Last week’s episode of The Americans, called “Baggage,” included a scene that grabbed me by the throat and showed me how much may be lurking behind violence. An American diplomat’s wife, recruited by Phillip, is strangled while seducing a Pakistani intelligence agent. Phillip hears it all from the hotel room next door and rushes in to do damage control. The naked dead woman is laid out on the floor when Elizabeth rolls an enormous suitcase into the room. You’ve seen it before, you think. The scene will end there, because you know what’s coming. Body. Suitcase. The suggestion is enough.

But it isn’t—not for this show. While the horror-struck killer looks on, Phillip and Elizabeth force the woman’s body into the suitcase. They don’t pretend she is made of rubber; while we watch—and listen—they systematically break her arms and legs at every joint, accompanied by crunching and popping sounds. The characters do not speak; they grunt, wince, and grimace with the effort. They are grim, but not squeamish, as thorough and efficient as if they are packing a moving box with kitchen items or fitting the family luggage in an overfull car trunk. At one point, Elizabeth yields her place to the killer—and snaps a photo of him with the dead woman’s leg in both hands. The look on her face is chilling. It says, better than words, “What? I’m just doing my job.”

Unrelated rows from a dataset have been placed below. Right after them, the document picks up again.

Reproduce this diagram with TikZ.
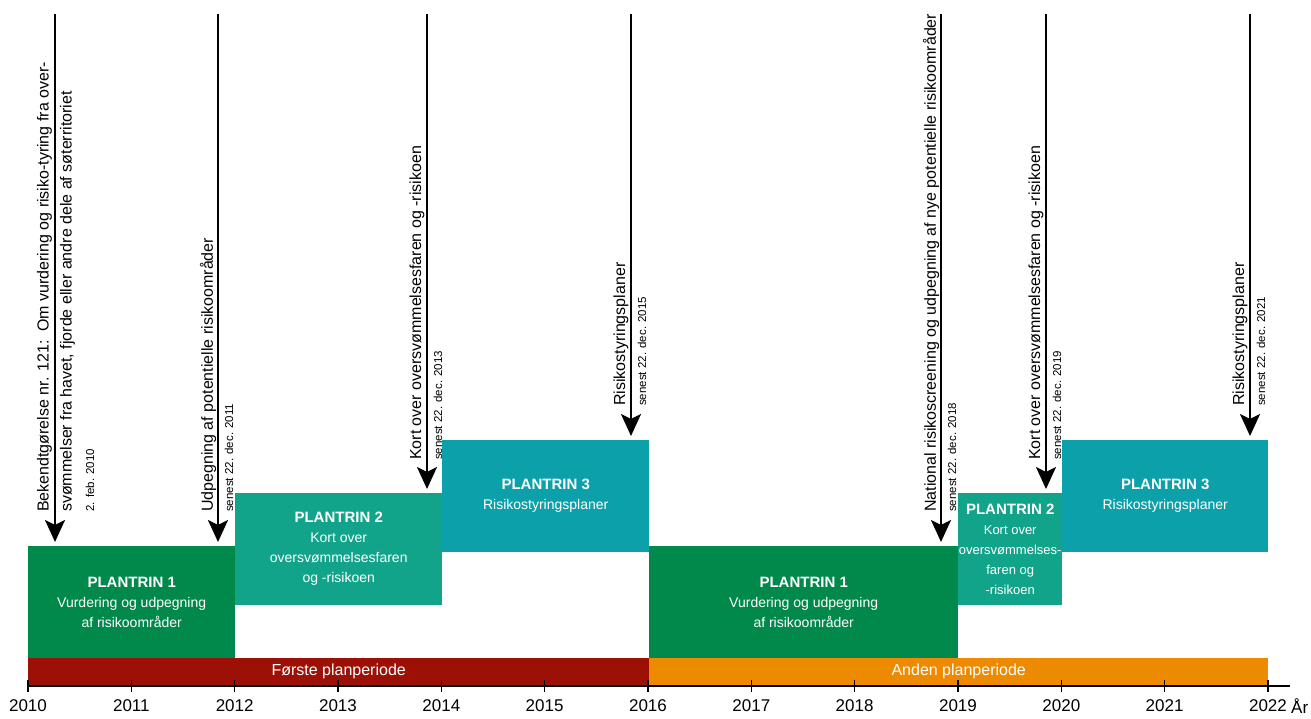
\documentclass[tikz,border=0pt]{standalone}
\usepackage{fontspec}
\setmainfont{Liberation Sans}
\usepackage{xcolor}
\usetikzlibrary{arrows.meta, positioning}

\definecolor{trinA}{HTML}{00894A}
\definecolor{trinB}{HTML}{12A48B}
\definecolor{trinC}{HTML}{0CA0AA}
\definecolor{periodA}{HTML}{9C1006}
\definecolor{periodB}{HTML}{EE8A00}

\begin{document}
\begin{tikzpicture}[
x=1pt, y=-1pt,
trin/.style={fill=#1, text=white, minimum height=112pt, inner sep=0pt, anchor=north west, align=center, font=\fontsize{14}{20}\selectfont},
period/.style={fill=#1, text=white, minimum height=27pt, inner sep=0pt, anchor=north west, font=\fontsize{16}{18}\selectfont},
arr/.style={-{Stealth[length=22pt, width=20pt, inset=5pt]}, line width=2.5pt, shorten >=4pt},
lbl/.style={rotate=90, anchor=west, inner sep=0pt, align=left, font=\fontsize{16}{23}\selectfont},
date/.style={rotate=90, anchor=west, inner sep=0pt, font=\fontsize{11.5}{14}\selectfont},
axis/.style={line width=2pt},
year/.style={font=\fontsize{17}{20}\selectfont, inner sep=0pt}
]
\useasboundingbox (0,0) rectangle (1311,718);

% plantrin boxes, first period
\node[trin=trinA, minimum width=207pt] (p11) at (28,546) {{\bfseries\fontsize{15}{20}\selectfont PLANTRIN 1}\\Vurdering og udpegning\\af risikoområder};
\node[trin=trinB, minimum width=207pt] (p12) at (235,493) {{\bfseries\fontsize{15}{20}\selectfont PLANTRIN 2}\\Kort over\\oversvømmelsesfaren\\og -risikoen};
\node[trin=trinC, minimum width=207pt] (p13) at (442,440) {{\bfseries\fontsize{15}{20}\selectfont PLANTRIN 3}\\Risikostyringsplaner};

% plantrin boxes, second period
\node[trin=trinA, minimum width=309pt] (p21) at (649,546) {{\bfseries\fontsize{15}{20}\selectfont PLANTRIN 1}\\Vurdering og udpegning\\af risikoområder};
\node[trin=trinB, minimum width=104pt, font=\fontsize{13}{20}\selectfont] (p22) at (958,493) {{\bfseries\fontsize{15}{20}\selectfont PLANTRIN 2}\\Kort over\\oversvømmelses-\\faren og\\-risikoen};
\node[trin=trinC, minimum width=206pt] (p23) at (1062,440) {{\bfseries\fontsize{15}{20}\selectfont PLANTRIN 3}\\Risikostyringsplaner};

% periods
\node[period=periodA, minimum width=621pt] (per1) at (28,658) {Første planperiode};
\node[period=periodB, minimum width=619pt] (per2) at (649,658) {Anden planperiode};

% time axis
\draw[axis] (28,686) -- (1290,686);
\foreach \i in {0,...,12} {
  \pgfmathtruncatemacro{\yr}{2010+\i}
  \draw[line width=1.6pt] (28+\i*103.33,680) -- (28+\i*103.33,692);
  \node[year] (y\yr) at (28+\i*103.33,706) {\yr};
}
\node[year, anchor=west] (aar) at (1291,706) {År};

% deadlines
\coordinate (a1) at (55,14);
\coordinate (a2) at (218,14);
\coordinate (a3) at (427,14);
\coordinate (a4) at (631,14);
\coordinate (a5) at (941,14);
\coordinate (a6) at (1046,14);
\coordinate (a7) at (1250,14);

\draw[arr] (a1) -- (a1 |- p11.north);
\draw[arr] (a2) -- (a2 |- p11.north);
\draw[arr] (a3) -- (a3 |- p12.north);
\draw[arr] (a4) -- (a4 |- p13.north);
\draw[arr] (a5) -- (a5 |- p21.north);
\draw[arr] (a6) -- (a6 |- p22.north);
\draw[arr] (a7) -- (a7 |- p23.north);

\node[lbl] (t1) at (56,512) {Bekendtgørelse nr. 121:\ \ Om vurdering og risiko-tyring fra over-\\svømmelser fra havet, fjorde eller andre dele af søterritoriet};
\node[date] (d1) at (90,512) {2. feb. 2010};
\node[lbl] (t2) at (208,512) {Udpegning af potentielle risikoområder};
\node[date] (d2) at (229,512) {senest 22. dec. 2011};
\node[lbl] (t3) at (417,460) {Kort over oversvømmelsesfaren og -risikoen};
\node[date] (d3) at (438,460) {senest 22. dec. 2013};
\node[lbl] (t4) at (621,406) {Risikostyringsplaner};
\node[date] (d4) at (642,406) {senest 22. dec. 2015};
\node[lbl] (t5) at (931,512) {National risikoscreening og udpegning af nye potentielle risikoområder};
\node[date] (d5) at (952,512) {senest 22. dec. 2018};
\node[lbl] (t6) at (1036,460) {Kort over oversvømmelsesfaren og -risikoen};
\node[date] (d6) at (1057,460) {senest 22. dec. 2019};
\node[lbl] (t7) at (1240,406) {Risikostyringsplaner};
\node[date] (d7) at (1261,406) {senest 22. dec. 2021};
\end{tikzpicture}
\end{document}
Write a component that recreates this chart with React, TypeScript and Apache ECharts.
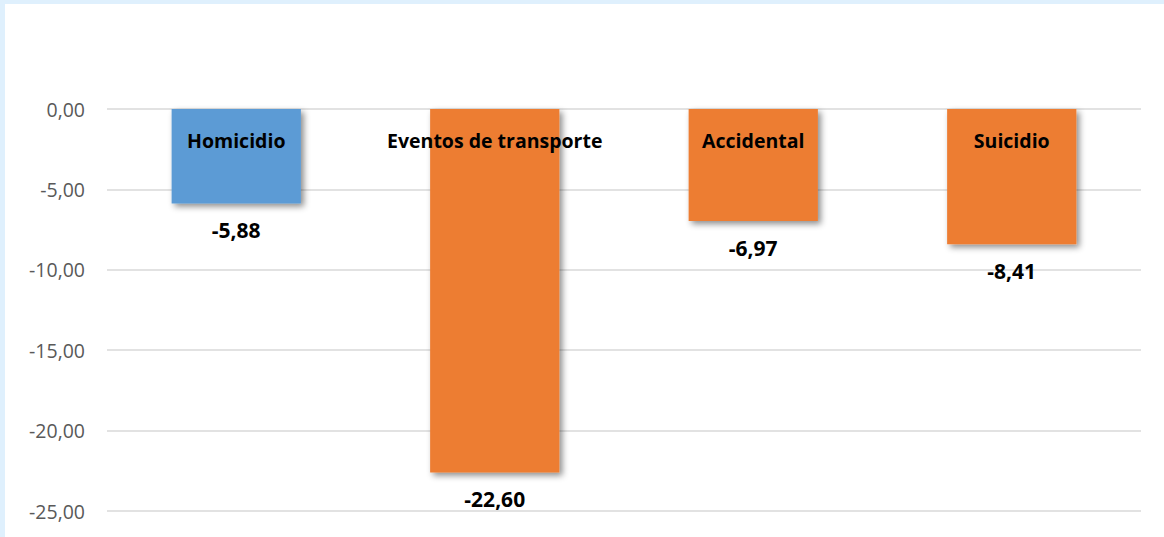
import React, { useEffect, useRef } from "react";
import * as echarts from "echarts";

const categories = ["Homicidio", "Eventos de transporte", "Accidental", "Suicidio"];
const values = [-5.88, -22.6, -6.97, -8.41];
const barColors = ["#5b9bd5", "#ed7d31", "#ed7d31", "#ed7d31"];

const fmt = (v: number) => v.toFixed(2).replace(".", ",");

export default function App() {
  const ref = useRef<HTMLDivElement>(null);
  useEffect(() => {
    document.body.style.margin = "0";
    if (!ref.current) return;
    const chart = echarts.init(ref.current, undefined, { renderer: "svg" });
    chart.setOption({
      animation: false,
      backgroundColor: "#ffffff",
      grid: { left: 102, right: 23, top: 105, bottom: 26, containLabel: false },
      xAxis: {
        type: "category",
        data: categories,
        axisLine: { show: false },
        axisTick: { show: false },
        axisLabel: { show: false },
      },
      yAxis: {
        type: "value",
        min: -25,
        max: 0,
        interval: 5,
        axisLine: { show: false },
        axisTick: { show: false },
        axisLabel: {
          formatter: (v: number) => fmt(v),
          color: "#595959",
          fontSize: 19.5,
          fontFamily: "Open Sans",
          margin: 22,
        },
        splitLine: { lineStyle: { color: "#d9d9d9", width: 1.5 } },
      },
      series: [
        {
          type: "bar",
          barWidth: "50%",
          data: values.map((v, i) => ({
            value: v,
            itemStyle: { color: barColors[i] },
          })),
          itemStyle: {
            shadowBlur: 6,
            shadowOffsetX: 3,
            shadowOffsetY: 3,
            shadowColor: "rgba(0,0,0,0.45)",
          },
          label: {
            show: true,
            position: "insideTop",
            distance: 21,
            formatter: (p: any) => categories[p.dataIndex],
            color: "#000000",
            fontSize: 19.5,
            fontWeight: "bold",
            fontFamily: "Open Sans",
          },
        },
        {
          type: "bar",
          barWidth: "50%",
          barGap: "-100%",
          data: values,
          itemStyle: { color: "rgba(0,0,0,0)" },
          label: {
            show: true,
            position: "bottom",
            distance: 16,
            formatter: (p: any) => fmt(p.value),
            color: "#000000",
            fontSize: 21,
            fontWeight: "bold",
            fontFamily: "Open Sans",
          },
          silent: true,
        },
      ],
    });
    return () => chart.dispose();
  }, []);
  return (
    <div
      style={{
        position: "fixed",
        left: 0,
        top: 0,
        width: 1164,
        height: 537,
        background: "#dff0fd",
      }}
    >
      <div
        ref={ref}
        style={{ position: "absolute", left: 5, top: 4, width: 1159, height: 533 }}
      />
    </div>
  );
}
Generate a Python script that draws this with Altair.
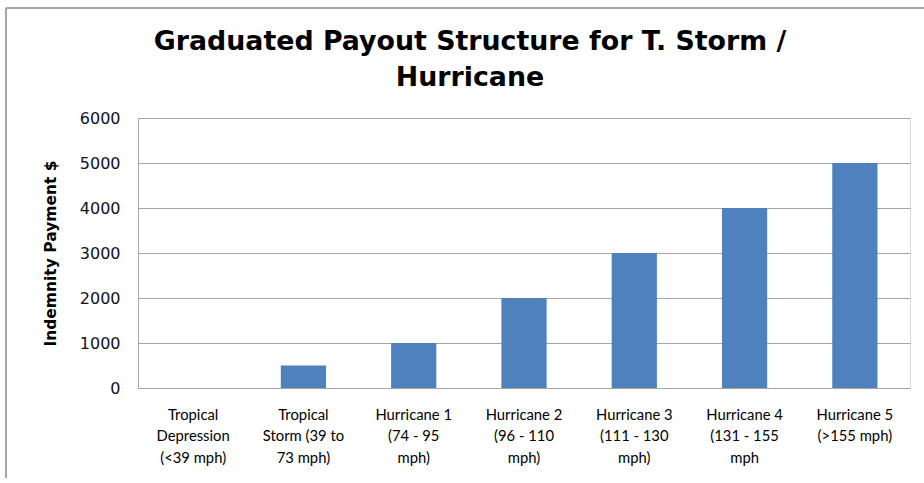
import altair as alt
import pandas as pd

categories = [
    "Tropical|Depression|(<39 mph)",
    "Tropical|Storm (39 to|73 mph)",
    "Hurricane 1|(74 - 95|mph)",
    "Hurricane 2|(96 - 110|mph)",
    "Hurricane 3|(111 - 130|mph)",
    "Hurricane 4|(131 - 155|mph",
    "Hurricane 5|(>155 mph)",
]
payments = [0, 500, 1000, 2000, 3000, 4000, 5000]
y_ticks = [0, 1000, 2000, 3000, 4000, 5000, 6000]

df = pd.DataFrame({"category": categories, "payment": payments})

LABEL_FONT = "Lato"
WIDE_FONT = "DejaVu Sans"
FRAME = "#a6a6a6"

bars = (
    alt.Chart(df)
    .mark_bar(color="#4F81BD")
    .encode(
        x=alt.X(
            "category:N",
            sort=categories,
            title=None,
            scale=alt.Scale(paddingInner=0.59, paddingOuter=0.295),
            axis=alt.Axis(
                labelExpr="split(datum.label, '|')",
                labelAngle=0,
                labelFontSize=14.8,
                labelLineHeight=21.5,
                labelPadding=19,
                labelBaseline="top",
                labelColor="#000000",
                labelFont=LABEL_FONT,
                ticks=False,
                domainColor=FRAME,
                grid=False,
            ),
        ),
        y=alt.Y(
            "payment:Q",
            title="Indemnity Payment $",
            scale=alt.Scale(domain=[0, 6000]),
            axis=alt.Axis(
                values=y_ticks,
                format="d",
                labelFontSize=16,
                labelColor="#111122",
                labelFont=WIDE_FONT,
                labelPadding=18,
                ticks=False,
                domainColor=FRAME,
                gridColor=FRAME,
                titleFont=WIDE_FONT,
                titleFontSize=15.5,
                titleFontWeight="bold",
                titleColor="#000000",
                titlePadding=21,
            ),
        ),
    )
)

frame_df = pd.DataFrame({"k": [0]})
left_frame = alt.Chart(frame_df).mark_rule(color=FRAME, strokeWidth=2).encode(
    x=alt.value(-132), y=alt.value(-110), y2=alt.value(360)
)
top_frame = alt.Chart(frame_df).mark_rule(color=FRAME, strokeWidth=2).encode(
    x=alt.value(-132), x2=alt.value(790), y=alt.value(-110)
)

chart = (
    alt.layer(bars, left_frame, top_frame)
    .properties(
        width=772,
        height=270,
        title=alt.TitleParams(
            text=["Graduated Payout Structure for T. Storm /", "Hurricane"],
            font=WIDE_FONT,
            fontSize=26.8,
            fontWeight="bold",
            color="#000000",
            lineHeight=36,
            anchor="middle",
            dx=-54,
            offset=-85,
        ),
        autosize=alt.AutoSizeParams(type="none"),
        padding={"left": 138, "top": 118, "right": 14, "bottom": 95},
    )
    .configure_view(stroke=None)
    .configure(background="white")
)

chart.save("out.html", embed_options={"renderer": "svg", "actions": False})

The sequence was both unbearable and riveting. I tried to look away, but I kept looking back because there was so much to see. Characters were developing right before my eyes, transforming in ways I couldn’t have imagined. The glances exchanged by Phillip and Elizabeth made it clear they would never again think of themselves—or each other—in the same way. The writing was brilliant and ruthless, a stunning example of “show, don’t tell.” Yes, it was TV, which by definition, shows, but there is much to be learned from it, even though we put words on the page, not images on screen.

The first thing I plan to do is watch that episode again, as many times as necessary to understand every nuance, so I can write it as if it was happening in a story or a book. And then I will scour my novel to discover where I’ve disadvantaged my characters and my story by masking a change—by being coy or squeamish, showing too little rather than too much.